Having serious conversations with people is hardly an easy pill to swallow. Forcing yourself to hear what others find as flaws and missteps can result in wonderful or catastrophic circumstances. For me, it’s a physical tightness, muscle stretched over bone, a stomach about ready to burst. But mentally it’s just…there. “Okay. You are right about points A, B and C. D I’m a bit foggy on. E is uncalled for but I understand F.” The worst thing about personal observance is none of it just happens. As much as I have tried to make it so, one thing or another waves it’s arms wildly in my path in an attempt to knock me off my steady line of resolution. A big bellowing, dark figure with fists like sledge hammers, dark horns and yellow eyes, rows and rows of teeth, gnashing all the while.

Your words bring to light moments of regret.
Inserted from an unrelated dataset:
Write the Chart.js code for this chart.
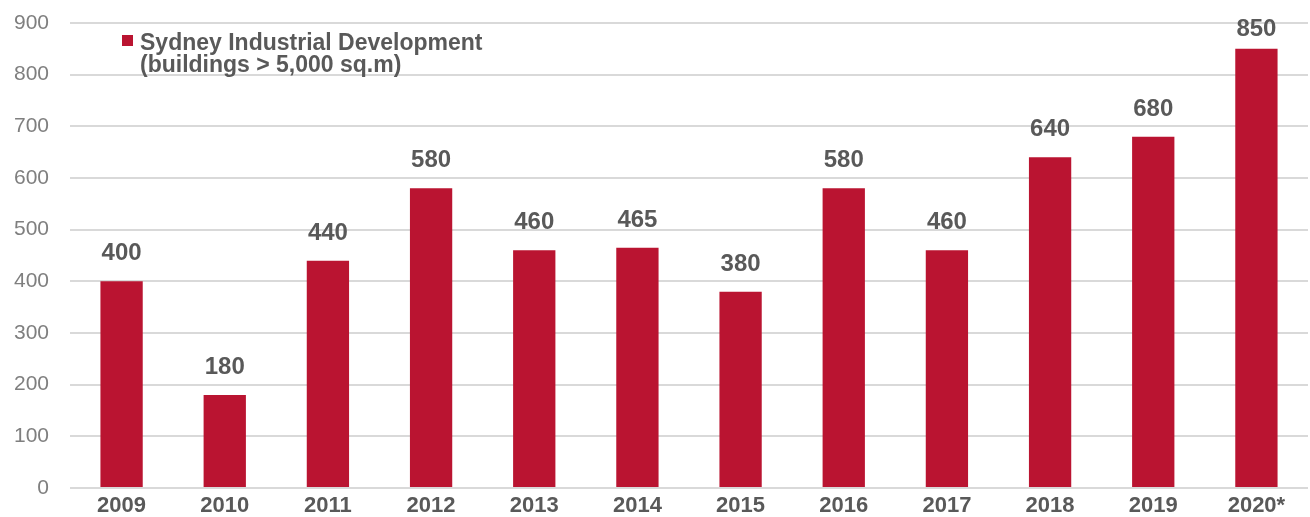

Say this, do that and then instantly reflect and wonder where it came from. “That’s not you.” At all.

A couple close friends of mine, per my insistence, explained their change of heart towards me. For one it seems severe, for the other, it just is. Do with it as you may. But change. But how? But have I already? But how do I know if no one ever tells me?

Honestly, I’ve taken the criticism and it’s either confirmed suspicions or elaborated on established yet forgotten sets of facts. I am here, but I’d rather not be here alone. So where improvements can be made I will make them, as long as all parties involved understand where each other is coming from. Understand that you walked into my life when I was at my best and had the unfortunate privilege of being there when it crumbled around me. For your help, thank you. I’m sorry my resurrection has not been picture perfect. I’m sorry for changing into the person I have seemingly always been. It took me three years to leave her behind the first time.

Your words are going to sit in my apartment, in a tidy box in the corner. Out of the way, but never forgotten. Referenced from time to time. They always have been in a way. There’s not much more to say than that.

It’s been a while. I don’t know how much you can gather from texts and social posts but maybe it’s enough to make you dislike me. Maybe it’s enough to create judgements. Maybe it’s enough to destroy everything. I’ll take your words to heart and I’ll keep surviving here. As me, whoever me really is. Doing what I do, with a watchful eye, a scrutinizing one when it is called for, fine-tuning where necessary. All I ask in return is some truth, some reciprocation if I’m deserving of it. If it’s too much then, well, okay. It was fun while it lasted.